Maraca Bruja
Maraca Bruja is a local outfit performing traditional sounds of the Caribbean coast of Colombia. The music they perform is called Gaita, a folkloric music from the Bolivar region of Colombia near la Sierra Nevada, where it’s believed its the origin of the instrument.
The gaita is a wooden pipe, carved from a local cactus from the region and topped with a mixture of beeswax and charcoal powder to hold the quill, this instrument is meant to be played as a couple, Macho y Hembra. The female version has 5 holes and is the one that carries the melody, while the “macho” player drives the pace with one hand on the gaita and on the other a Maraca. The rythmn comes from the African drums which include the Tambora, Alegre y llamador.
The members of Maraca Bruja met at a Bulla en el Barrio workshop, another local group performing Colombia traditional music.
They were all interested in learning to play gaita music so they signed-up for music classes with Martin Vejarano, a Colombian producer who has been championing traditional Colombian sounds in NYC for 2 decades. They formed Maraca Bruja early in the summer of 2019 as a way to get together in Prospect Park to not only practice but also to connect to their roots and share their experiences. In August of 2019 they traveled to San Jacinto for the National Gaita Festival in Colombia, where they spent a week eating and sleeping Gaita culture, surrounded by groups from all over the country and sharing the roof with master Rafael Perez Garcia.

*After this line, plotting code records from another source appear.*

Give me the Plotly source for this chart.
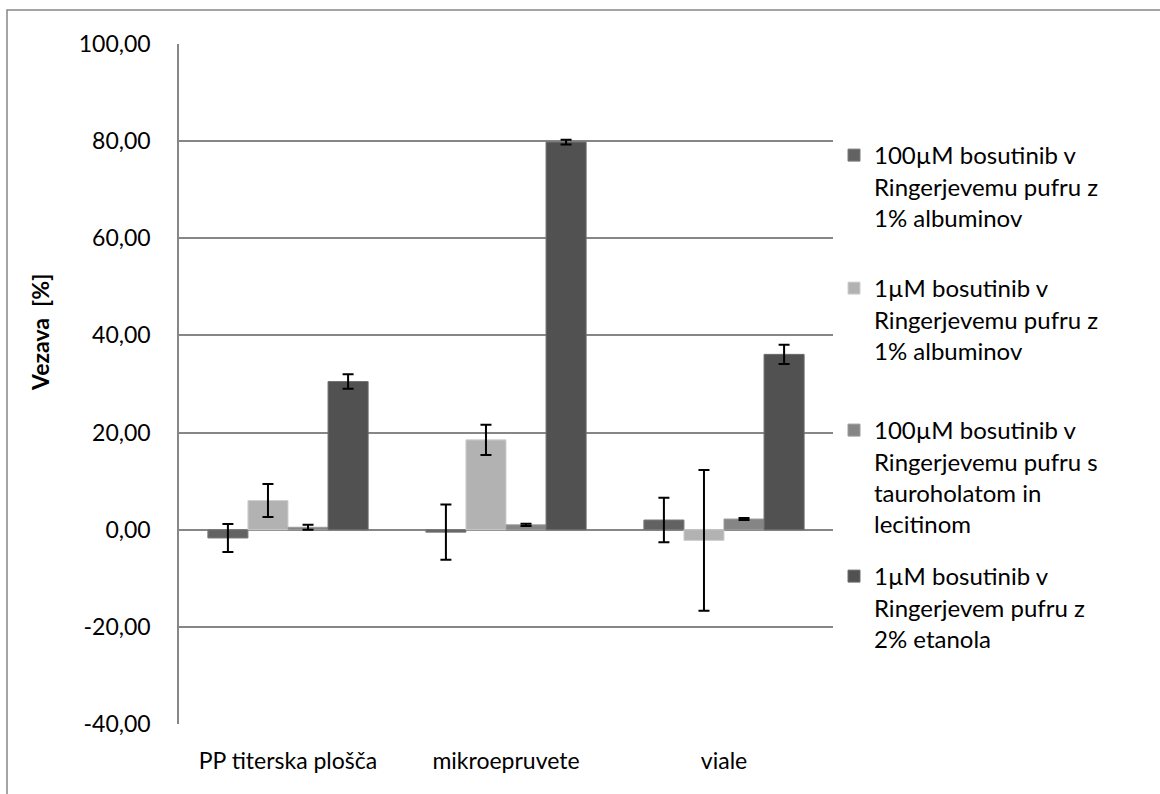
import plotly.graph_objects as go

# Categories (container types)
categories = ["PP titerska plošča", "mikroepruvete", "viale"]

# Series names (legend labels)
series_names = [
    "100µM bosutinib v<br>Ringerjevemu pufru z<br>1% albuminov",
    "1µM bosutinib v<br>Ringerjevemu pufru z<br>1% albuminov",
    "100µM bosutinib v<br>Ringerjevemu pufru s<br>tauroholatom in<br>lecitinom",
    "1µM bosutinib v<br>Ringerjevem pufru z<br>2% etanola",
]

# Binding [%] per series, one value per category
alb_100 = [-1.7, -0.5, 2.0]
alb_1 = [6.0, 18.5, -2.2]
tauro_100 = [0.5, 1.0, 2.2]
etanol_1 = [30.5, 79.8, 36.1]

# Standard deviations
alb_100_sd = [2.9, 5.7, 4.6]
alb_1_sd = [3.4, 3.1, 14.5]
tauro_100_sd = [0.5, 0.25, 0.2]
etanol_1_sd = [1.5, 0.5, 2.0]

# Y axis ticks
ytick_vals = [100, 80, 60, 40, 20, 0, -20, -40]
ytick_labels = ["100,00", "80,00", "60,00", "40,00", "20,00", "0,00", "-20,00", "-40,00"]

y_title = "Vezava\u00a0\u00a0[%]"

values = [alb_100, alb_1, tauro_100, etanol_1]
errors = [alb_100_sd, alb_1_sd, tauro_100_sd, etanol_1_sd]
fills = ["#626262", "#b2b2b2", "#858585", "#515151"]
edges = ["#7a7a7a", "#cfcfcf", "#9c9c9c", "#6e6e6e"]

FONT = "Lato, Carlito, Calibri, sans-serif"
GRID = "#868686"

W, H = 1160, 794
L, R, T, B = 179, 327, 44, 70
plot_w = W - L - R
plot_h = H - T - B


def px_x(x):
    return (x - L) / plot_w


def px_y(y):
    return (H - B - y) / plot_h


# each series gets its own legend block, stacked down the right side
legend_tops = [133, 266, 408, 554]
legend_ids = ["legend", "legend2", "legend3", "legend4"]

fig = go.Figure()
for i, (name, vals, errs) in enumerate(zip(series_names, values, errors)):
    fig.add_trace(go.Bar(
        x=categories,
        y=vals,
        name=name,
        legend=legend_ids[i],
        marker=dict(color=fills[i], line=dict(color=edges[i], width=1)),
        error_y=dict(type="data", array=errs, visible=True,
                     color="black", thickness=2, width=5.5),
    ))

legend_layouts = {
    lid: dict(
        x=px_x(834), y=px_y(top), xanchor="left", yanchor="top",
        valign="top",
        font=dict(family=FONT, size=24, color="black"),
        bgcolor="rgba(0,0,0,0)",
        itemclick=False,
    )
    for lid, top in zip(legend_ids, legend_tops)
}

fig.update_layout(
    width=W,
    height=H,
    margin=dict(l=L, r=R, t=T, b=B, pad=0),
    paper_bgcolor="white",
    plot_bgcolor="white",
    barmode="group",
    bargap=0.265,
    bargroupgap=0,
    separators=",.",
    font=dict(family=FONT, size=23, color="black"),
    showlegend=True,
    **legend_layouts,
    xaxis=dict(
        showgrid=False,
        showline=False,
        ticks="",
        ticklabelstandoff=21,
        tickfont=dict(family=FONT, size=23, color="black"),
    ),
    yaxis=dict(
        range=[-40, 100],
        tickmode="array",
        tickvals=ytick_vals,
        ticktext=ytick_labels,
        showgrid=True,
        gridcolor=GRID,
        gridwidth=1.5,
        zeroline=True,
        zerolinecolor=GRID,
        zerolinewidth=1.5,
        showline=True,
        linecolor=GRID,
        linewidth=1.5,
        ticks="",
        ticklabelstandoff=22,
        tickfont=dict(family=FONT, size=23, color="black"),
    ),
    annotations=[
        dict(text=f"<b>{y_title}</b>", xref="paper", yref="paper",
             x=px_x(40), y=px_y(333), xanchor="center", yanchor="middle",
             textangle=-90, showarrow=False,
             font=dict(family=FONT, size=23, color="black")),
    ],
    shapes=[
        dict(type="rect", xref="paper", yref="paper",
             x0=px_x(7), x1=px_x(W + 20), y0=px_y(H + 20), y1=px_y(10),
             line=dict(color=GRID, width=1.5), fillcolor="rgba(0,0,0,0)",
             layer="below"),
    ],
)

fig.write_html("out.html")
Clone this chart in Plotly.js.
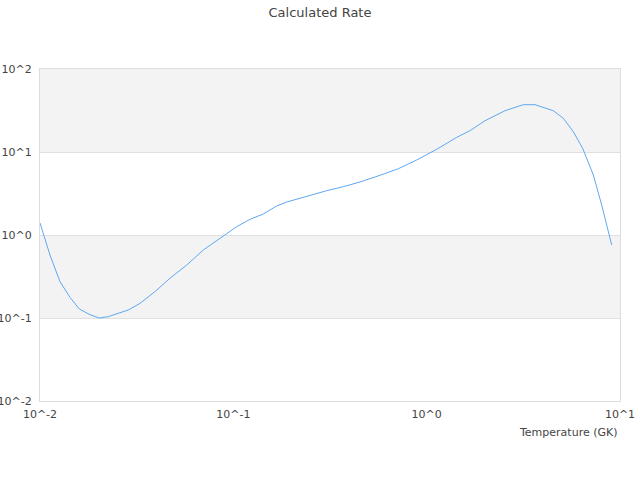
<!DOCTYPE html>
<html>
<head>
<meta charset="utf-8">
<script src="https://cdn.plot.ly/plotly-3.0.1.min.js"></script>
<style>html,body{margin:0;padding:0;background:#fff;}#chart{width:640px;height:480px;}</style>
</head>
<body>
<div id="chart"></div>
<script>
var temperature = [0.01, 0.01126, 0.01269, 0.01429, 0.01597, 0.01814, 0.02026, 0.02256, 0.0254, 0.0286,
  0.0329, 0.0393, 0.047, 0.0574, 0.0699, 0.0853, 0.1041, 0.122, 0.1429, 0.1676,
  0.1888, 0.2213, 0.2593, 0.304, 0.3705, 0.4519, 0.5736, 0.7135, 0.888, 1.127,
  1.43, 1.675, 2.003, 2.542, 3.16, 3.633, 4.52, 5.09, 5.73, 6.41,
  7.28, 8.04, 9.06];
var rate = [1.4, 0.574, 0.274, 0.1776, 0.1284, 0.1096, 0.100, 0.1037, 0.114, 0.1248,
  0.150, 0.2075, 0.301, 0.435, 0.659, 0.912, 1.259, 1.546, 1.79, 2.236,
  2.498, 2.77, 3.094, 3.418, 3.82, 4.35, 5.24, 6.29, 8.01, 10.78,
  15.0, 18.06, 23.8, 31.45, 37.15, 37.15, 31.45, 25.5, 17.6, 11.08,
  5.28, 2.30, 0.758];
var xTickVals = [0.01, 0.1, 1, 10];
var xTickText = ['10^-2', '10^-1', '10^0', '10^1'];
var yTickVals = [0.01, 0.1, 1, 10, 100];
var yTickText = ['10^-2', '10^-1', '10^0', '10^1', '10^2'];
var bandRanges = [[0.1, 1], [10, 100]];

var shapes = bandRanges.map(function (b) {
  return {type: 'rect', xref: 'paper', yref: 'y', x0: 0, x1: 1, y0: b[0], y1: b[1],
    fillcolor: '#f3f3f3', line: {width: 0}, layer: 'below'};
});

var font = {family: 'DejaVu Sans, sans-serif', size: 11, color: '#444'};

Plotly.newPlot('chart', [{
  x: temperature, y: rate, type: 'scatter', mode: 'lines',
  line: {color: '#5fa8f2', width: 1}, hoverinfo: 'none'
}], {
  width: 640, height: 480,
  margin: {l: 40, r: 20, t: 69, b: 79},
  paper_bgcolor: '#fff', plot_bgcolor: '#fff',
  font: font,
  showlegend: false,
  title: {text: 'Calculated Rate', font: {family: 'DejaVu Sans, sans-serif', size: 13, color: '#444'}, x: 0.5, xanchor: 'center', y: 0.975, yanchor: 'middle'},
  xaxis: {type: 'log', range: [-2, 1], tickvals: xTickVals, ticktext: xTickText,
    showgrid: false, zeroline: false, showline: true, linecolor: '#ddd', linewidth: 1, mirror: true,
    ticks: '', tickfont: font, ticklabelstandoff: 3},
  yaxis: {type: 'log', range: [-2, 2], tickvals: yTickVals, ticktext: yTickText,
    showgrid: true, gridcolor: '#e0e0e0', gridwidth: 1, zeroline: false, showline: true, linecolor: '#ddd', linewidth: 1, mirror: true,
    ticks: '', tickfont: font, ticklabelstandoff: 5},
  shapes: shapes,
  annotations: [{text: 'Temperature (GK)', xref: 'paper', yref: 'paper', x: 1, y: 0,
    xanchor: 'right', yanchor: 'top', yshift: -23, showarrow: false, font: font}]
}, {staticPlot: true});
</script>
</body>
</html>
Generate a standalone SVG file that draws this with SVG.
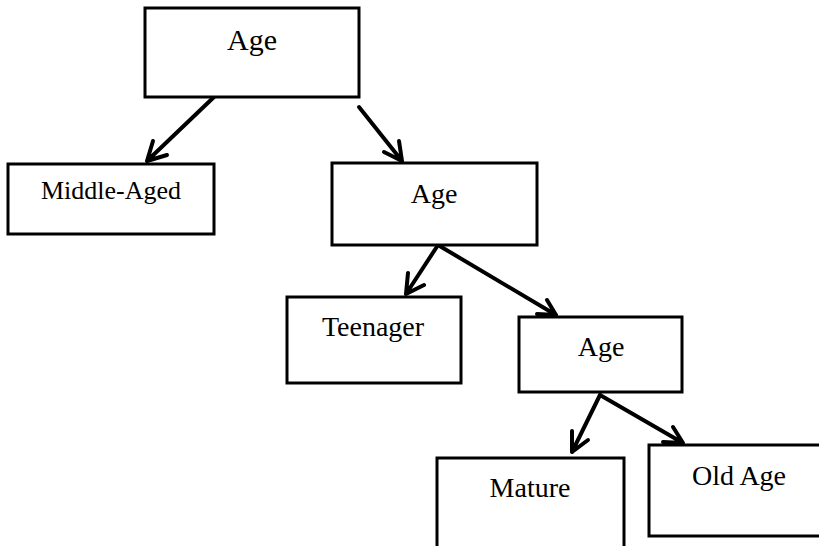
<svg xmlns="http://www.w3.org/2000/svg" width="819" height="546" viewBox="0 0 819 546">
<style>
.box{fill:#fff;stroke:#000;stroke-width:3}
.t{font-family:"Liberation Serif","Times New Roman",serif;font-size:28px;fill:#000;text-anchor:middle}
.c{fill:none;stroke:#000;stroke-width:4;stroke-linecap:round;stroke-linejoin:round}
</style>
<rect width="819" height="546" fill="#fff"/>
<g id="connectors">
<path class="c" d="M214,97 L147,161 M153,141 L147,161 L167,155"/>
<path class="c" d="M359,107 L402,161 M384,152 L402,161 L399,141"/>
<path class="c" d="M438,245 L406,294 M408,273 L406,294 L424,285"/>
<path class="c" d="M438,245 L556,315 M537,314 L556,315 L547,300"/>
<path class="c" d="M600,395 L572,452 M572,431 L572,452 L588,440"/>
<path class="c" d="M600,395 L683,443 M663,442 L683,443 L673,427"/>
</g>
<g id="n1"><rect class="box" x="145" y="8" width="214" height="89"/><text class="t" x="252" y="50" style="font-size:30px">Age</text></g>
<g id="n2"><rect class="box" x="8" y="164" width="206" height="70"/><text class="t" x="111" y="199" style="font-size:26px">Middle-Aged</text></g>
<g id="n3"><rect class="box" x="332" y="163" width="205" height="82"/><text class="t" x="434" y="203">Age</text></g>
<g id="n4"><rect class="box" x="287" y="297" width="174" height="86"/><text class="t" x="373" y="336">Teenager</text></g>
<g id="n5"><rect class="box" x="519" y="317" width="163" height="75"/><text class="t" x="601" y="356">Age</text></g>
<g id="n6"><rect class="box" x="437" y="458" width="187" height="100"/><text class="t" x="530" y="497">Mature</text></g>
<g id="n7"><rect class="box" x="649" y="445" width="180" height="91"/><text class="t" x="739" y="485">Old Age</text></g>
</svg>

They perform gaita as an act of resistance, because gaita is resistance. It’s ancestral music that has been invisible to most people in Colombia, surviving through oral tradition generation after generation. It’s music that guides a group of people searching for their origins, for connection with their past as a way to understand where they want to go. Maraca Bruja’s goal is to perform this music with respect to the past, bringing a honest, humble but powerful sound to el Barrio. OYELO!